— Written instruction —
Tally the lines holding "chart" and state only that figure.

— Provided material —

########################################

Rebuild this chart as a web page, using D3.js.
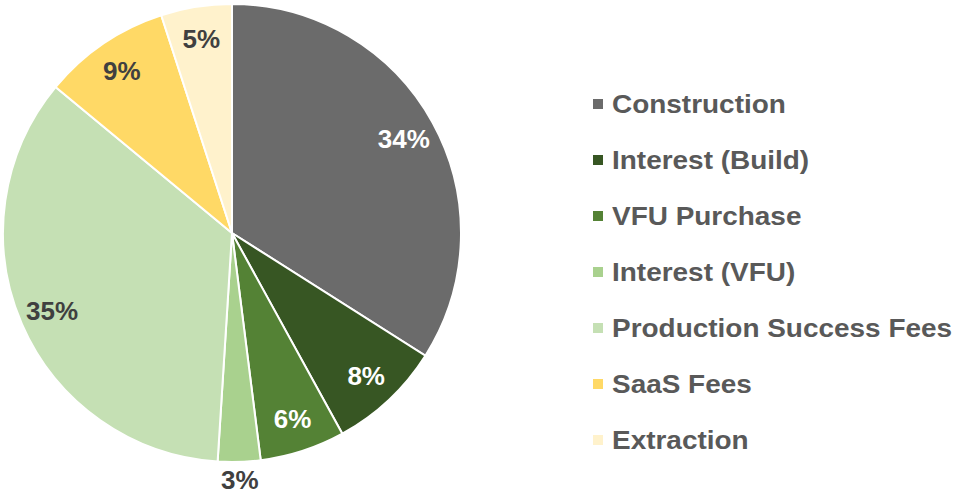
<!DOCTYPE html>
<html>
<head>
<meta charset="utf-8">
<script src="https://cdn.jsdelivr.net/npm/d3@7"></script>
<style>
  html, body { margin: 0; padding: 0; background: #fff; }
  svg { display: block; }
  text { font-family: "Liberation Sans", Arial, sans-serif; font-weight: bold; }
</style>
</head>
<body>
<svg id="chart" width="954" height="496"></svg>
<script>
const categories = ["Construction", "Interest (Build)", "VFU Purchase", "Interest (VFU)", "Production Success Fees", "SaaS Fees", "Extraction"];
const values = [34, 8, 6, 3, 35, 9, 5];
const colors = ["#6b6b6b", "#375623", "#548235", "#a9d18e", "#c5e0b4", "#ffd966", "#fff2cc"];
const labelColors = ["#ffffff", "#ffffff", "#ffffff", "#404040", "#404040", "#404040", "#404040"];

const svg = d3.select("#chart");
const cx = 232, cy = 233, R = 229;

const data = categories.map((c, i) => ({ name: c, value: values[i], i }));
const pie = d3.pie().value(d => d.value).sort(null);
const arcs = pie(data);
const arc = d3.arc().innerRadius(0).outerRadius(R);
const labelArc = d3.arc().innerRadius(196).outerRadius(196);
const outerLabelArc = d3.arc().innerRadius(247).outerRadius(247);

const g = svg.append("g").attr("transform", `translate(${cx},${cy})`);
g.selectAll("path").data(arcs).join("path")
  .attr("d", arc)
  .attr("fill", d => colors[d.data.i])
  .attr("stroke", "#ffffff")
  .attr("stroke-width", 2);

g.selectAll("text.lbl").data(arcs).join("text")
  .attr("class", "lbl")
  .attr("transform", d => {
    const p = d.data.value < 4 ? outerLabelArc.centroid(d) : labelArc.centroid(d);
    return `translate(${p[0]},${p[1]})`;
  })
  .attr("text-anchor", "middle")
  .attr("dominant-baseline", "central")
  .attr("font-size", 26)
  .attr("fill", d => d.data.value < 4 ? "#404040" : labelColors[d.data.i])
  .text(d => d.data.value + "%");

const color = d3.scaleOrdinal().domain(categories).range(colors);
const yLeg = d3.scalePoint().domain(categories).range([104, 440]);
const leg = svg.append("g");
const rows = leg.selectAll("g").data(categories).join("g")
  .attr("transform", d => `translate(0,${yLeg(d)})`);
rows.append("rect")
  .attr("x", 593).attr("y", -5).attr("width", 10).attr("height", 10)
  .attr("fill", d => color(d));
rows.append("text")
  .attr("transform", "translate(612,0) scale(1.075,1)")
  .attr("dominant-baseline", "central")
  .attr("font-size", 26)
  .attr("fill", "#595959")
  .text(d => d);
</script>
</body>
</html>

########################################

— Complete answer —
3